EXERCISE GOAL
Copy out each line exactly; pictures stay out of the copy.

┄┄┄┄┄┄┄┄┄┄┄┄┄┄┄┄┄┄┄┄

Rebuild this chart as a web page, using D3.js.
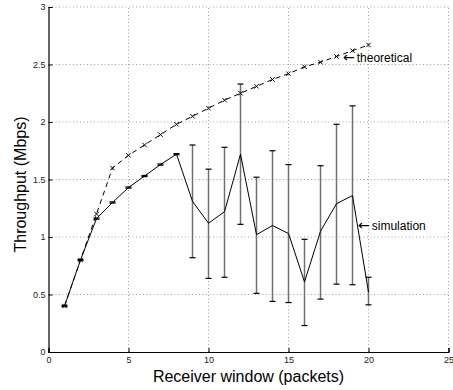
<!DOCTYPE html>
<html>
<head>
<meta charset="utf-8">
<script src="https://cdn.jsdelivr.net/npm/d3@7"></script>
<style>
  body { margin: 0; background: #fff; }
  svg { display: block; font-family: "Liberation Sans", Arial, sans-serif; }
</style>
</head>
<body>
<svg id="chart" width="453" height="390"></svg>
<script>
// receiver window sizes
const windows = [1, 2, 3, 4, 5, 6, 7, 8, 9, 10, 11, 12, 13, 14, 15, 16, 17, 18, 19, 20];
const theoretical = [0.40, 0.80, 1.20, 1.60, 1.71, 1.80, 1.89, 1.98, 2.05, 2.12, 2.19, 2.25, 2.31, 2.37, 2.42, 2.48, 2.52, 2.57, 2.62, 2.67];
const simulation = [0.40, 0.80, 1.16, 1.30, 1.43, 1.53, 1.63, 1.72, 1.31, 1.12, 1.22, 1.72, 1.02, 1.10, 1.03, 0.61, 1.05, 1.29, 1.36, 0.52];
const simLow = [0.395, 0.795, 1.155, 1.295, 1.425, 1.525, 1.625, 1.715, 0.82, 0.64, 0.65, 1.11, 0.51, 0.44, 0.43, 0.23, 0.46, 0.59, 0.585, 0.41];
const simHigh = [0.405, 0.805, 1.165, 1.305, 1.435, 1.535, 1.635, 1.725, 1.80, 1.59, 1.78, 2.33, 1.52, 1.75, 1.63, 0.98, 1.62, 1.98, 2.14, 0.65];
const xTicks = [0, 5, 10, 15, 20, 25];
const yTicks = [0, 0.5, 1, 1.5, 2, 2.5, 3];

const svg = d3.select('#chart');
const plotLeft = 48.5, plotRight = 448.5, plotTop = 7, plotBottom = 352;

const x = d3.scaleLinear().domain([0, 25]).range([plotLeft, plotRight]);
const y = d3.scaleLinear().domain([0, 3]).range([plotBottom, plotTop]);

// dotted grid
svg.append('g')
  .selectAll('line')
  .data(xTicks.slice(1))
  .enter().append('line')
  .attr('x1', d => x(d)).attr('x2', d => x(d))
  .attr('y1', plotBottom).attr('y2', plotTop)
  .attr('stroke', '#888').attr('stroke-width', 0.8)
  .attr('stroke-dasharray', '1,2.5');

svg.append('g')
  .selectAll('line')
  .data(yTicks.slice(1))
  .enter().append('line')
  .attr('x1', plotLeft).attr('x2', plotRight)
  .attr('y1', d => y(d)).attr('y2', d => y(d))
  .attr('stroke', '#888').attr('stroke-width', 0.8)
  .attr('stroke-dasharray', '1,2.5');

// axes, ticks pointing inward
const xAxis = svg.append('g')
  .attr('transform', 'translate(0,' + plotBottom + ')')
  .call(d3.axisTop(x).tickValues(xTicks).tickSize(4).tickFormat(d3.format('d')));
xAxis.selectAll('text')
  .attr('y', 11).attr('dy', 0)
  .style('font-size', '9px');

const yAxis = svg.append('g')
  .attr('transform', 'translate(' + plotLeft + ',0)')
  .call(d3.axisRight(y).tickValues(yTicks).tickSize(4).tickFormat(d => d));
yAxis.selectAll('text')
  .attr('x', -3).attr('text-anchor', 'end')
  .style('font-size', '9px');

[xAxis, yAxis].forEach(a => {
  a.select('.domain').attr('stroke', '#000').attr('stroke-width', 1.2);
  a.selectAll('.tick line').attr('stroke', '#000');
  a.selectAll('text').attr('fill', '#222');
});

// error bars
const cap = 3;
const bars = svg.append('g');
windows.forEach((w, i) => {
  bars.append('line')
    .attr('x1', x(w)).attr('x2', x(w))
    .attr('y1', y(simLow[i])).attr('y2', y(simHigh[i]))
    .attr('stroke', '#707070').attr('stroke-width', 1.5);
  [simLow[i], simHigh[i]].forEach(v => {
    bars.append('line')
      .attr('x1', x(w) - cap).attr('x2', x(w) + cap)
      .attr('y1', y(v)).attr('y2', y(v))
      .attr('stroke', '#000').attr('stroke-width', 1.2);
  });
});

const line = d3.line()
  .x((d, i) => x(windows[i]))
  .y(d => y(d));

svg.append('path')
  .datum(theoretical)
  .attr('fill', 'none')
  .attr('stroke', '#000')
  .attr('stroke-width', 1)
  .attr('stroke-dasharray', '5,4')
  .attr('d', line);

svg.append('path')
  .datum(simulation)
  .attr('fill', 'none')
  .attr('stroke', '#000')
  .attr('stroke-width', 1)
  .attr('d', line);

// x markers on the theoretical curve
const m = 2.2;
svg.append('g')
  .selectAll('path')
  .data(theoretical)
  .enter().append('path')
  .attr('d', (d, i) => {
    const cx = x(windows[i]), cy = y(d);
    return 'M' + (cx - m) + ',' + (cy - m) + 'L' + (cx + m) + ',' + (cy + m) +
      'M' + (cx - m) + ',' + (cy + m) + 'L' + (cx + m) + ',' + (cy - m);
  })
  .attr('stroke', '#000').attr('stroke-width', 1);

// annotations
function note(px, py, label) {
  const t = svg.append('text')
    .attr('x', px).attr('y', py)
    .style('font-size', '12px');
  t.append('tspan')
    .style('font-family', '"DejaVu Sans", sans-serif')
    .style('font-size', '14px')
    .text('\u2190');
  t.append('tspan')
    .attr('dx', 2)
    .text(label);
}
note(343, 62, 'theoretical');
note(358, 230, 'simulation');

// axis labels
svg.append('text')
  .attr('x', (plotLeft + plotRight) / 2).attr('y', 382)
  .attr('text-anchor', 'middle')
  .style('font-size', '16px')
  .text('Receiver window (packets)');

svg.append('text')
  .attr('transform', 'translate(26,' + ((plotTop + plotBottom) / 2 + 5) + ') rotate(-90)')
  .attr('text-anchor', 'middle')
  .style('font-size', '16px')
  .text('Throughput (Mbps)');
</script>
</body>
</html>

┄┄┄┄┄┄┄┄┄┄┄┄┄┄┄┄┄┄┄┄

OUTPUT BELOW
Rebuild this chart as a web page, using D3.js.
<!DOCTYPE html>
<html>
<head>
<meta charset="utf-8">
<script src="https://cdn.jsdelivr.net/npm/d3@7"></script>
<style>
  body { margin: 0; background: #fff; }
  svg { display: block; font-family: "Liberation Sans", Arial, sans-serif; }
</style>
</head>
<body>
<svg id="chart" width="453" height="390"></svg>
<script>
// receiver window sizes
const windows = [1, 2, 3, 4, 5, 6, 7, 8, 9, 10, 11, 12, 13, 14, 15, 16, 17, 18, 19, 20];
const theoretical = [0.40, 0.80, 1.20, 1.60, 1.71, 1.80, 1.89, 1.98, 2.05, 2.12, 2.19, 2.25, 2.31, 2.37, 2.42, 2.48, 2.52, 2.57, 2.62, 2.67];
const simulation = [0.40, 0.80, 1.16, 1.30, 1.43, 1.53, 1.63, 1.72, 1.31, 1.12, 1.22, 1.72, 1.02, 1.10, 1.03, 0.61, 1.05, 1.29, 1.36, 0.52];
const simLow = [0.395, 0.795, 1.155, 1.295, 1.425, 1.525, 1.625, 1.715, 0.82, 0.64, 0.65, 1.11, 0.51, 0.44, 0.43, 0.23, 0.46, 0.59, 0.585, 0.41];
const simHigh = [0.405, 0.805, 1.165, 1.305, 1.435, 1.535, 1.635, 1.725, 1.80, 1.59, 1.78, 2.33, 1.52, 1.75, 1.63, 0.98, 1.62, 1.98, 2.14, 0.65];
const xTicks = [0, 5, 10, 15, 20, 25];
const yTicks = [0, 0.5, 1, 1.5, 2, 2.5, 3];

const svg = d3.select('#chart');
const plotLeft = 48.5, plotRight = 448.5, plotTop = 7, plotBottom = 352;

const x = d3.scaleLinear().domain([0, 25]).range([plotLeft, plotRight]);
const y = d3.scaleLinear().domain([0, 3]).range([plotBottom, plotTop]);

// dotted grid
svg.append('g')
  .selectAll('line')
  .data(xTicks.slice(1))
  .enter().append('line')
  .attr('x1', d => x(d)).attr('x2', d => x(d))
  .attr('y1', plotBottom).attr('y2', plotTop)
  .attr('stroke', '#888').attr('stroke-width', 0.8)
  .attr('stroke-dasharray', '1,2.5');

svg.append('g')
  .selectAll('line')
  .data(yTicks.slice(1))
  .enter().append('line')
  .attr('x1', plotLeft).attr('x2', plotRight)
  .attr('y1', d => y(d)).attr('y2', d => y(d))
  .attr('stroke', '#888').attr('stroke-width', 0.8)
  .attr('stroke-dasharray', '1,2.5');

// axes, ticks pointing inward
const xAxis = svg.append('g')
  .attr('transform', 'translate(0,' + plotBottom + ')')
  .call(d3.axisTop(x).tickValues(xTicks).tickSize(4).tickFormat(d3.format('d')));
xAxis.selectAll('text')
  .attr('y', 11).attr('dy', 0)
  .style('font-size', '9px');

const yAxis = svg.append('g')
  .attr('transform', 'translate(' + plotLeft + ',0)')
  .call(d3.axisRight(y).tickValues(yTicks).tickSize(4).tickFormat(d => d));
yAxis.selectAll('text')
  .attr('x', -3).attr('text-anchor', 'end')
  .style('font-size', '9px');

[xAxis, yAxis].forEach(a => {
  a.select('.domain').attr('stroke', '#000').attr('stroke-width', 1.2);
  a.selectAll('.tick line').attr('stroke', '#000');
  a.selectAll('text').attr('fill', '#222');
});

// error bars
const cap = 3;
const bars = svg.append('g');
windows.forEach((w, i) => {
  bars.append('line')
    .attr('x1', x(w)).attr('x2', x(w))
    .attr('y1', y(simLow[i])).attr('y2', y(simHigh[i]))
    .attr('stroke', '#707070').attr('stroke-width', 1.5);
  [simLow[i], simHigh[i]].forEach(v => {
    bars.append('line')
      .attr('x1', x(w) - cap).attr('x2', x(w) + cap)
      .attr('y1', y(v)).attr('y2', y(v))
      .attr('stroke', '#000').attr('stroke-width', 1.2);
  });
});

const line = d3.line()
  .x((d, i) => x(windows[i]))
  .y(d => y(d));

svg.append('path')
  .datum(theoretical)
  .attr('fill', 'none')
  .attr('stroke', '#000')
  .attr('stroke-width', 1)
  .attr('stroke-dasharray', '5,4')
  .attr('d', line);

svg.append('path')
  .datum(simulation)
  .attr('fill', 'none')
  .attr('stroke', '#000')
  .attr('stroke-width', 1)
  .attr('d', line);

// x markers on the theoretical curve
const m = 2.2;
svg.append('g')
  .selectAll('path')
  .data(theoretical)
  .enter().append('path')
  .attr('d', (d, i) => {
    const cx = x(windows[i]), cy = y(d);
    return 'M' + (cx - m) + ',' + (cy - m) + 'L' + (cx + m) + ',' + (cy + m) +
      'M' + (cx - m) + ',' + (cy + m) + 'L' + (cx + m) + ',' + (cy - m);
  })
  .attr('stroke', '#000').attr('stroke-width', 1);

// annotations
function note(px, py, label) {
  const t = svg.append('text')
    .attr('x', px).attr('y', py)
    .style('font-size', '12px');
  t.append('tspan')
    .style('font-family', '"DejaVu Sans", sans-serif')
    .style('font-size', '14px')
    .text('\u2190');
  t.append('tspan')
    .attr('dx', 2)
    .text(label);
}
note(343, 62, 'theoretical');
note(358, 230, 'simulation');

// axis labels
svg.append('text')
  .attr('x', (plotLeft + plotRight) / 2).attr('y', 382)
  .attr('text-anchor', 'middle')
  .style('font-size', '16px')
  .text('Receiver window (packets)');

svg.append('text')
  .attr('transform', 'translate(26,' + ((plotTop + plotBottom) / 2 + 5) + ') rotate(-90)')
  .attr('text-anchor', 'middle')
  .style('font-size', '16px')
  .text('Throughput (Mbps)');
</script>
</body>
</html>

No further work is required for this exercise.